┌──
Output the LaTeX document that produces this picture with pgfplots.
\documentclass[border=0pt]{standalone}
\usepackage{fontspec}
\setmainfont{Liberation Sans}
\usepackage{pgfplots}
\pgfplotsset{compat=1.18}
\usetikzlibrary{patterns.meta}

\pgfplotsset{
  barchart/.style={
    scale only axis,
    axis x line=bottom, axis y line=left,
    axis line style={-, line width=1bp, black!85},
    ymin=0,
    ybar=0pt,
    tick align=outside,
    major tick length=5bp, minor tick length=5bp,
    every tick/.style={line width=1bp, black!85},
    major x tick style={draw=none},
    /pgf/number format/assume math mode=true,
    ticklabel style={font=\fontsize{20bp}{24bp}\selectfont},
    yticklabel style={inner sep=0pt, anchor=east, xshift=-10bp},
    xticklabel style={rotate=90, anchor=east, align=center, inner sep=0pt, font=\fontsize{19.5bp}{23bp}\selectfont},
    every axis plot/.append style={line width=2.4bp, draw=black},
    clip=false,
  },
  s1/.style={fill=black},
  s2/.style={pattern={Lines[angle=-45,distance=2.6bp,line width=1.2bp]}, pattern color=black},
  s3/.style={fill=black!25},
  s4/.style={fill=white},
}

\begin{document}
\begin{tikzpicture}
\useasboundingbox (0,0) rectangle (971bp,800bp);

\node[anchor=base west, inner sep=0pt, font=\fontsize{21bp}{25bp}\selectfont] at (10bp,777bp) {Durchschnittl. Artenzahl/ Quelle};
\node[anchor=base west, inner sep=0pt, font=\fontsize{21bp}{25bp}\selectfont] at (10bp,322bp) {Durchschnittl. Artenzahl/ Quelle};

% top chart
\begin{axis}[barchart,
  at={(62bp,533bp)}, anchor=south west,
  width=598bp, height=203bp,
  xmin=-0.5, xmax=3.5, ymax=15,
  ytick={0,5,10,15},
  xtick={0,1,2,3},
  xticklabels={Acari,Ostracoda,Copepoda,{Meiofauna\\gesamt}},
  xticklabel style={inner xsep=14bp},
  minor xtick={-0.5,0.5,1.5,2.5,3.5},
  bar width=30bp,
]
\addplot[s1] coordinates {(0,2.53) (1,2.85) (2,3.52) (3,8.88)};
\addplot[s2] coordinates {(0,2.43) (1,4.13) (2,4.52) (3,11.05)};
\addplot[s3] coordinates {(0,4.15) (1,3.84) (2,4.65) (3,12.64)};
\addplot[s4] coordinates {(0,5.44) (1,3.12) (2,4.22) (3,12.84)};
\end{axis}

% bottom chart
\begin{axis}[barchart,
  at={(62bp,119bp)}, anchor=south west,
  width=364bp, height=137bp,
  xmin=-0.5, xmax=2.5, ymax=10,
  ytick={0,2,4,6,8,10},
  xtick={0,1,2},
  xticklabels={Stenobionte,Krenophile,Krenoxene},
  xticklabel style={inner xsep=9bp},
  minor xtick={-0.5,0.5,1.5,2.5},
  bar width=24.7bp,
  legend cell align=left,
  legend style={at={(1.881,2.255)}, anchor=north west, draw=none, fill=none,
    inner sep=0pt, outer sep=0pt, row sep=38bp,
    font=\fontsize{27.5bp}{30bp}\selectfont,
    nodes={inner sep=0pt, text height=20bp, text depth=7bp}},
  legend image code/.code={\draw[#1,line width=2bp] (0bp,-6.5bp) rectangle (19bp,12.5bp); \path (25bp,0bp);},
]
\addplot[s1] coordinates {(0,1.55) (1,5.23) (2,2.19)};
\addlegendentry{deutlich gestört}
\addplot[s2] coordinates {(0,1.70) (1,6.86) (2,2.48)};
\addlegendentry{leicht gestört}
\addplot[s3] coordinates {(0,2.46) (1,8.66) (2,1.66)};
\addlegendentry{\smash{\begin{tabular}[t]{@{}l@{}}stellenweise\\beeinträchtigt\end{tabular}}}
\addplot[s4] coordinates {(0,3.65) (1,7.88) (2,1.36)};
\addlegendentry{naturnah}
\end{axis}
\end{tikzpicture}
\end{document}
└──
┌──
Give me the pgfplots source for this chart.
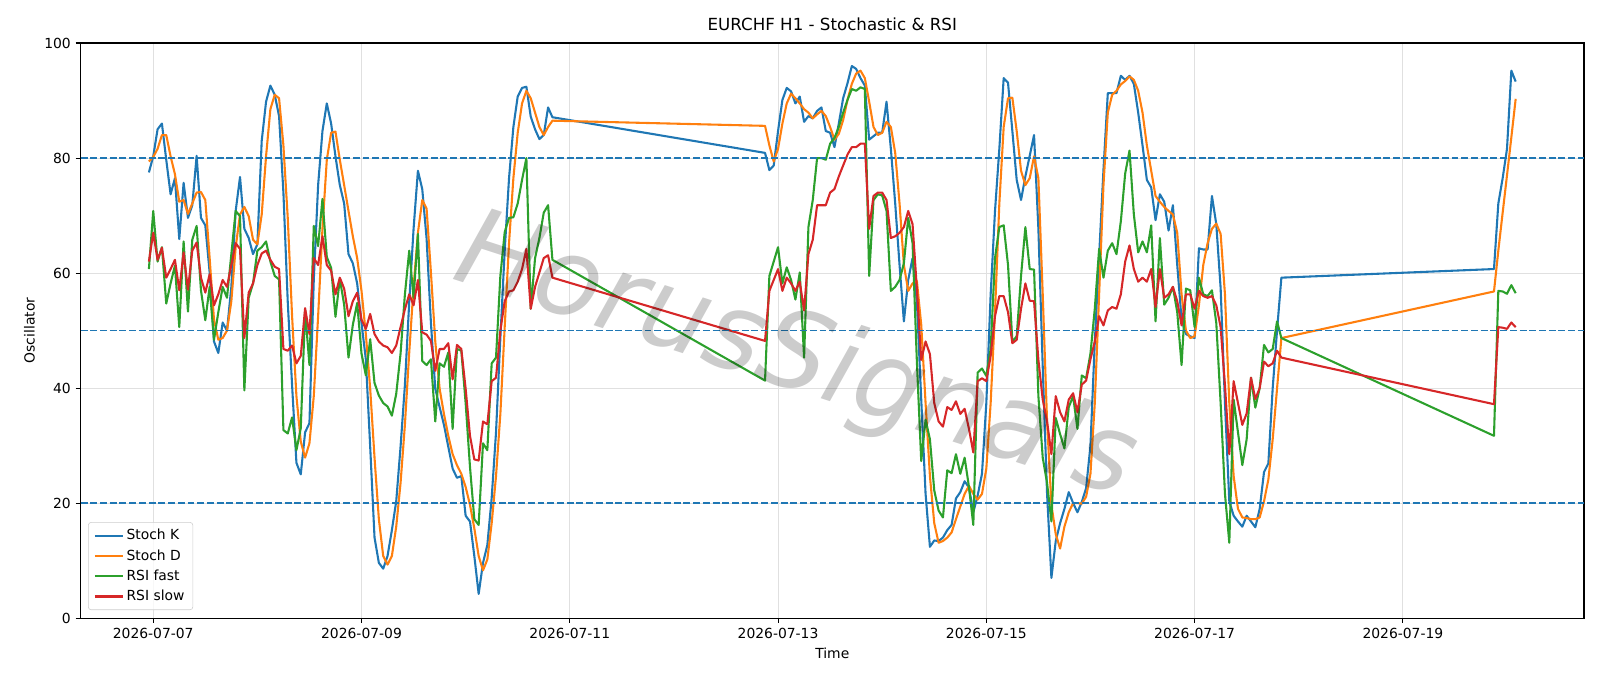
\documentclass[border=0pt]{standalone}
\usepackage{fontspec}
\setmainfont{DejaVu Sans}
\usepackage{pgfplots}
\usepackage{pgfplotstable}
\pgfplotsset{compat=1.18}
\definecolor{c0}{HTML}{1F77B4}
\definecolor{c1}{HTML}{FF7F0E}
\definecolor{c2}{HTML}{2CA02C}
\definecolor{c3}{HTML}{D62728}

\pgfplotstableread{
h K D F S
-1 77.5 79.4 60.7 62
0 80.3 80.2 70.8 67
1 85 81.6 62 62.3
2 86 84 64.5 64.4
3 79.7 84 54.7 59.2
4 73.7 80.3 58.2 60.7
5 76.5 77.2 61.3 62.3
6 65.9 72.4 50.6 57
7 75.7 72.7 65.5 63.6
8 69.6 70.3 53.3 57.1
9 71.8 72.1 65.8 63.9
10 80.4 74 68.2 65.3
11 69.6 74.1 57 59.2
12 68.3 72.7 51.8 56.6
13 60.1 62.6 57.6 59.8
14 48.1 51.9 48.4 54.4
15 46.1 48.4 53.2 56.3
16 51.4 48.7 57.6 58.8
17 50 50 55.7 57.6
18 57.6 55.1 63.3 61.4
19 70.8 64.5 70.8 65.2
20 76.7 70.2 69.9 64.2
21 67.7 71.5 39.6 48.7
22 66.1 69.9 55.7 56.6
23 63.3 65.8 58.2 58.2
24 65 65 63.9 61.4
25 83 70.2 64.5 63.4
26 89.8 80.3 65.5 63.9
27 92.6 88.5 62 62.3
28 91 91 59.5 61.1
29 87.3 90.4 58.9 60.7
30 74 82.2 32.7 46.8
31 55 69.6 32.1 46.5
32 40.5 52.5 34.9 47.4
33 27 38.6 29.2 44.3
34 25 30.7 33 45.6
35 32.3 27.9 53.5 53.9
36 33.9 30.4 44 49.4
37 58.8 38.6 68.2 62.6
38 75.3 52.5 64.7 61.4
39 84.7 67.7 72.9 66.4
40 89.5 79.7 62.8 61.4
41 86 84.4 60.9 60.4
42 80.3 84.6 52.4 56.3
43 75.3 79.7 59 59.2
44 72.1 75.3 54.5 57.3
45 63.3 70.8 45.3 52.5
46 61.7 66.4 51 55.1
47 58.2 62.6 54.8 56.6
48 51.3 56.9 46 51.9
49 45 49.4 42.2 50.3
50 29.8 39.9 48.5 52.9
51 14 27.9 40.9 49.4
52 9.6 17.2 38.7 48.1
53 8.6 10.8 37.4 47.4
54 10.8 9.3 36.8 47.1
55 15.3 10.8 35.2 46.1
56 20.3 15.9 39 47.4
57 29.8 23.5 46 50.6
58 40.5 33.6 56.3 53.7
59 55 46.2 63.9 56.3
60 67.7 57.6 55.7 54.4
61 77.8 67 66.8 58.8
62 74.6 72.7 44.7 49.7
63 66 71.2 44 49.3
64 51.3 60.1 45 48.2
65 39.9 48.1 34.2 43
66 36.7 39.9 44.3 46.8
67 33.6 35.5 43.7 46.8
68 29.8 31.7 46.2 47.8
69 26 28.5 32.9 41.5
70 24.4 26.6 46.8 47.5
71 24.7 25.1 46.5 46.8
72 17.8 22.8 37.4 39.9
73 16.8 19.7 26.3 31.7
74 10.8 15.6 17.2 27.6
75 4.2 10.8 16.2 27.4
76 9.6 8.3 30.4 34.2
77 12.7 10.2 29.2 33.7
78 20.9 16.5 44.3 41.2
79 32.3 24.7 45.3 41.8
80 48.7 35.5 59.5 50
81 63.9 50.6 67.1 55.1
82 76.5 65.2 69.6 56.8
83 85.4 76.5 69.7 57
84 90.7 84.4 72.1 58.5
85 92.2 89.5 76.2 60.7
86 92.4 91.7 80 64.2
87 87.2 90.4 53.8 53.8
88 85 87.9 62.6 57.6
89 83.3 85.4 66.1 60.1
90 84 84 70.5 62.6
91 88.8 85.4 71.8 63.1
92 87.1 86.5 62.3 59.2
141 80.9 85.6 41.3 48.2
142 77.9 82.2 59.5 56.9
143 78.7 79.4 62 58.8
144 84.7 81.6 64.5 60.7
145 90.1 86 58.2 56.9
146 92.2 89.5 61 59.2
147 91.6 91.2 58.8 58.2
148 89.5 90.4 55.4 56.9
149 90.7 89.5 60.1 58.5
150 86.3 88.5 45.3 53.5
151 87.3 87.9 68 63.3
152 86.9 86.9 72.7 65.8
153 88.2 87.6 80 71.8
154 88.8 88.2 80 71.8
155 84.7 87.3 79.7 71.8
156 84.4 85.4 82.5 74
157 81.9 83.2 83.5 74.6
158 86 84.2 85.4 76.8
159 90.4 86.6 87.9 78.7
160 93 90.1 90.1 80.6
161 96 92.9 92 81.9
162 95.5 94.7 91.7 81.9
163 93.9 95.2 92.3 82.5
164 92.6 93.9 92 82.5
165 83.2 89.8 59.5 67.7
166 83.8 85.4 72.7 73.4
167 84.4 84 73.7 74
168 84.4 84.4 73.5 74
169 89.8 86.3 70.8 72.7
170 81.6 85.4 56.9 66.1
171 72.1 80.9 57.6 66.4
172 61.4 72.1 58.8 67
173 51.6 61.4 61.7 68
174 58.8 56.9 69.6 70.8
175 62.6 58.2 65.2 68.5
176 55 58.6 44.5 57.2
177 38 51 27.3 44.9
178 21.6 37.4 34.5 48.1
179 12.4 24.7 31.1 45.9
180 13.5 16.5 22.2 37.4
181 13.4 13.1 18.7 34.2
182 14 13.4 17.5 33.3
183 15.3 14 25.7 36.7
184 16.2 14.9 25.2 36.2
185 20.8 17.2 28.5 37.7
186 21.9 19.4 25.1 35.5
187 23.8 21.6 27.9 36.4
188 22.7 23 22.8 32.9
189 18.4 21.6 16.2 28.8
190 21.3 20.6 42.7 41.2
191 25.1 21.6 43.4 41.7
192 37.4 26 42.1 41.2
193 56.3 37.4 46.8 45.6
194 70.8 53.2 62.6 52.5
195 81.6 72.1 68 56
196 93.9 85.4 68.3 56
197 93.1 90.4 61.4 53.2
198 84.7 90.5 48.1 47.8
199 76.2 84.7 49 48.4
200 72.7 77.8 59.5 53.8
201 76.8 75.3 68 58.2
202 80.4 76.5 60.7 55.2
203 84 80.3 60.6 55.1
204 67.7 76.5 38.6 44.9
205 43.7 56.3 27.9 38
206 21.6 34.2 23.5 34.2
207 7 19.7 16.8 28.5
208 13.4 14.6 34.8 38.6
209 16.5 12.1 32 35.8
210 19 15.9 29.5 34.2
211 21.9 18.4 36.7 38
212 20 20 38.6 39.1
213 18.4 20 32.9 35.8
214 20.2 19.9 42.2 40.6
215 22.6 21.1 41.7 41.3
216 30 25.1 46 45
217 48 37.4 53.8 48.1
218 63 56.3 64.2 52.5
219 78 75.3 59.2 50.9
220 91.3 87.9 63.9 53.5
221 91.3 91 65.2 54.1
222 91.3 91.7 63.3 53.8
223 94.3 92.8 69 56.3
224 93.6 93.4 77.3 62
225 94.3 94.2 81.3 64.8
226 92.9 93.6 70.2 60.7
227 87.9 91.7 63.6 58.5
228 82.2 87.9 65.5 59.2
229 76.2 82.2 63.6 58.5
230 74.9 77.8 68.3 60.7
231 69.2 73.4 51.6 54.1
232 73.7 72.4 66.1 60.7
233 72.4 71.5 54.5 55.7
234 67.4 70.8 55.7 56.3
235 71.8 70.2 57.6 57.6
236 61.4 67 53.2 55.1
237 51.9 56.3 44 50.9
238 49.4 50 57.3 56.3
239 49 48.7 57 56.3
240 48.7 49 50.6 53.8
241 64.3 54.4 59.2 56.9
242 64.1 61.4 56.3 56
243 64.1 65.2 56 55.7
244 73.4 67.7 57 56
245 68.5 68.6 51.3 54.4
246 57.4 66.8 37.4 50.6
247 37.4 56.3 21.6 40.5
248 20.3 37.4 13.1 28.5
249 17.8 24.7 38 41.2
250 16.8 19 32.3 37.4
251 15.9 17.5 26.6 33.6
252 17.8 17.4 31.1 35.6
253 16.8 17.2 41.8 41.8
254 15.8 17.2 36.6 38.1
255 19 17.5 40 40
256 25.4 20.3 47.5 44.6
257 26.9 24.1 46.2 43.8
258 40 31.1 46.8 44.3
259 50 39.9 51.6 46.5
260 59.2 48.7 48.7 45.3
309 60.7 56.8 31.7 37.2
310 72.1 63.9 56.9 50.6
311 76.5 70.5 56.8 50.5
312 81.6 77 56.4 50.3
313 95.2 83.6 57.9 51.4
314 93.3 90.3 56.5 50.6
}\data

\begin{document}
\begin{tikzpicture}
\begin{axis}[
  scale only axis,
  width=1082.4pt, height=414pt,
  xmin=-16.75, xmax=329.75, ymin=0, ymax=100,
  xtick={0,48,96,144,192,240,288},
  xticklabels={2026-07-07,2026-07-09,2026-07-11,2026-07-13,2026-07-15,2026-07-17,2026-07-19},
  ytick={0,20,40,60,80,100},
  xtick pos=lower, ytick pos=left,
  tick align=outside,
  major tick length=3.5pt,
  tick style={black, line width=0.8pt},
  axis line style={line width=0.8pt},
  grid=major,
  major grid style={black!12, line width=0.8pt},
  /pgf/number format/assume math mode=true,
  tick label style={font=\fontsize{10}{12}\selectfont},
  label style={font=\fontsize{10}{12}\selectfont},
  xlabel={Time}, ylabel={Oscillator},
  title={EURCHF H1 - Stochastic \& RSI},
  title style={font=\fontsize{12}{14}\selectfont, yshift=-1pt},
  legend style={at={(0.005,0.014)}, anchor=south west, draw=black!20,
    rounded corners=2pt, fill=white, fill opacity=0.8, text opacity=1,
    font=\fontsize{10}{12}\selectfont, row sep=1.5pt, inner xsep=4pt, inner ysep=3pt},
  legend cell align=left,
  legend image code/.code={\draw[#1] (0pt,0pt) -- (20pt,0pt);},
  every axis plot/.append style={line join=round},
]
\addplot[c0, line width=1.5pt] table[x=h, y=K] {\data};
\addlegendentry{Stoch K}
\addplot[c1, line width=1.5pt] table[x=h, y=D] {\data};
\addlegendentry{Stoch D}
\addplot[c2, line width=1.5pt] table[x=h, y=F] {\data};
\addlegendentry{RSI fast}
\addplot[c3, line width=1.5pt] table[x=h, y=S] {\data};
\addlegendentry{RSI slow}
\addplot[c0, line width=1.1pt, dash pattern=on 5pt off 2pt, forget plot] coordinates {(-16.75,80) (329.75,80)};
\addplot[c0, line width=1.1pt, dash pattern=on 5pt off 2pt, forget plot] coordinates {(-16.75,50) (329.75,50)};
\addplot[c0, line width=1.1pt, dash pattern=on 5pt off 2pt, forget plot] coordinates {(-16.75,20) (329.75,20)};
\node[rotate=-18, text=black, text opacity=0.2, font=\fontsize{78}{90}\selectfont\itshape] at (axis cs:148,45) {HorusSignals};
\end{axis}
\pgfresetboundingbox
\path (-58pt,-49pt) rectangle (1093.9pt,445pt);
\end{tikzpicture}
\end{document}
└──
* Aim of the task
Set out every line from the material that contains the string "this".

* Exercise response
Output the LaTeX document that produces this picture with pgfplots.
Give me the pgfplots source for this chart.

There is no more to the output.